Paul Gerhardt’s Christmas Contemplation

Ich steh an deiner Krippen hier
I stand before thy manger

This famous song is a mystic noel, a contemplation on seeing Christ while looking at the baby in the manger. It’s kind of Kind of a Christmas’ counterpart of O Haupt voll Blut und Wunden… There the poet imagines himself standing at the cross…, here at the manger.

Hermann Prey sings three verses, stanza 1, 4, 5

Table of Contents

text

1. Ich steh an deiner Krippen hier,
o Jesulein, mein Leben,
ich stehe, bring und schenke dir,
was du mir hast gegeben.
Nimm hin, es ist mein Geist und Sinn,
Herz, Seel und Mut, nimm alles hin
und lass dirs wohlgefallen.
1. I stand before Thy manger fair,
My Jesus, Life from heaven!
I come, and unto Thee I bear
What Thou to me hast given.
Receive it, for ’tis mind and soul,
Heart, spirit, strength—receive it all,
And deign to let it please Thee.
4. Ich lag in tiefster Todesnacht,
du wurdest meine Sonne,
die Sonne, die mir zugebracht
Licht, Leben, Freud und Wonne.
O Sonne, die das werte Licht
des Glaubens in mir zugericht,
wie schön sind deine Strahlen.
4. I lay still in death’s deepest night,
Till Thou, my Sun, arising,
Didst bring joy, pleasure, life, and light,
My wakened soul surprising.
O Sun, who dost so graciously
Cause faith’s good light to dawn in me,
How lovely is Thy radiance!
5. Ich sehe dich mit Freuden an
und kann mich nicht satt sehen,
und weil ich nun nicht weiter kann,
so tu ich, was geschehen.
O dass mein Sinn ein Abgrund wär
und meine Seel ein weites Meer,
dass ich dich möchte fassen.
5. With rapture do I gaze on Thee,
Nor can enough adore Thee,
Pow’r more to do is not in me,
I’ll praise and bow before Thee.
Oh that my mind were an abyss,
My soul a sea, wide, bottomless,
That so I might embrace Thee.
NB: The original hymn has 15 stanzas.
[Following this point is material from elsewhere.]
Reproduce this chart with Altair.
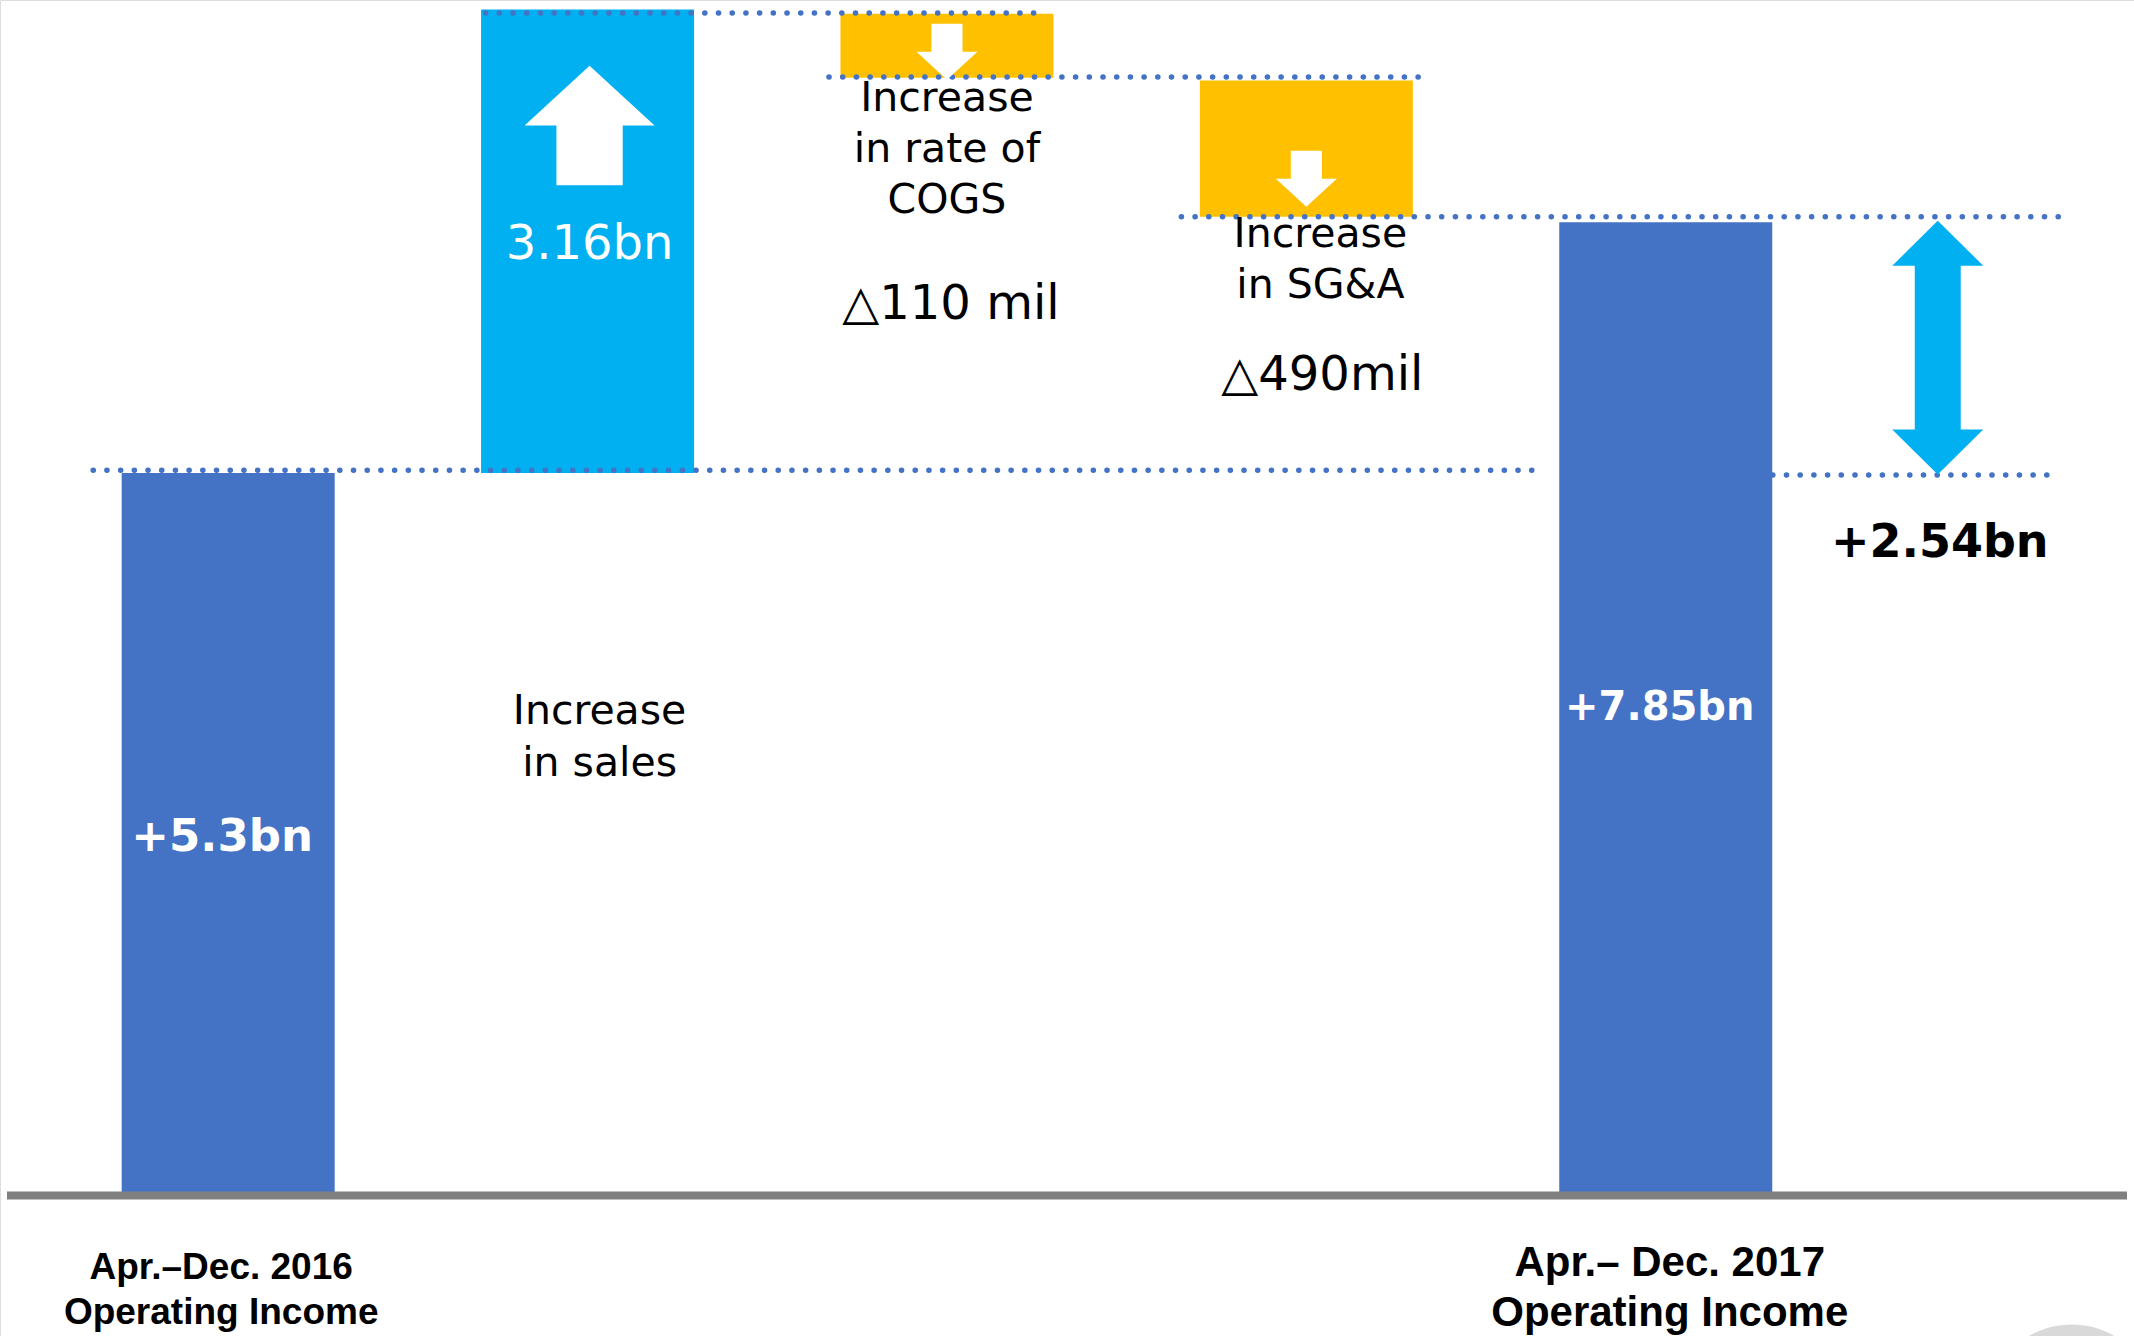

The full text in German and English at this page

What’s it about?

It’s a description of what the believer sees when he ‘beholds the Child’, knowing this child is his Saviour. Enormous gratitude, deeply felt love. It’s his return gift for the Love he has received (stanzas 1-4). Then he takes a closer look at the mouth, the hands and the eyes (st. 5-9). Wording and imagery from the Song of Songs now strongly influences Gerhardts imagination. In the mouth he sees the lips of the Bridegroom of his soul he wants to kiss (Song of Songs, ch. 1,2, cf. Ps 19,11 and 1Peter 2,2). He sees the hands stretchted out to him (Like the arms of the Saviour from the cross in the famous recitative/aria from Bach’s Matthaeuspassion), and his eyes, shining so beautifully (also Song of Songs), never loose sight of him. He is so overwhelmed (Rapture) by what he sees, that he wants to give the little child a royal cradle, finest fabric and cover him with flowers (st. 10-12a) but awakes, comes to his senses: No the King of kings, the Creator wants to be a mortal human being, carrying his fate, atoning for his sins. (12b-14) Althoug unworthy, he prays: make my body, my heart your manger, live in me forever (st. 15).

Full analysis:
Elke Axmacher,  ‘„Ich steh an deiner Krippen hier”. Paul Gerhardts Weihnachtslied im Kontext der Erbauungsliteratur ‘, in :Beiträge der Paul-Gerhardt-Gesellschaft X (2016). Axmacher analyses the song using a sermon for the third day of Christmas by Johann Arndt (Postilla, 1620). Very instructive and convincing.

tune

Text first published in 1653 in “Praxis Pietatis Melica”(Johann Crüger), tune: “Nun freut euch, lieben Christen gmein” (version II, 1529, better known from ‘Es ist gewisslich an die Zeit‘).
In Schemelli’s hymnbook (1734) the familiar tune is published, if not composed by Bach, then at least the ‘baseline’ is Bach’s.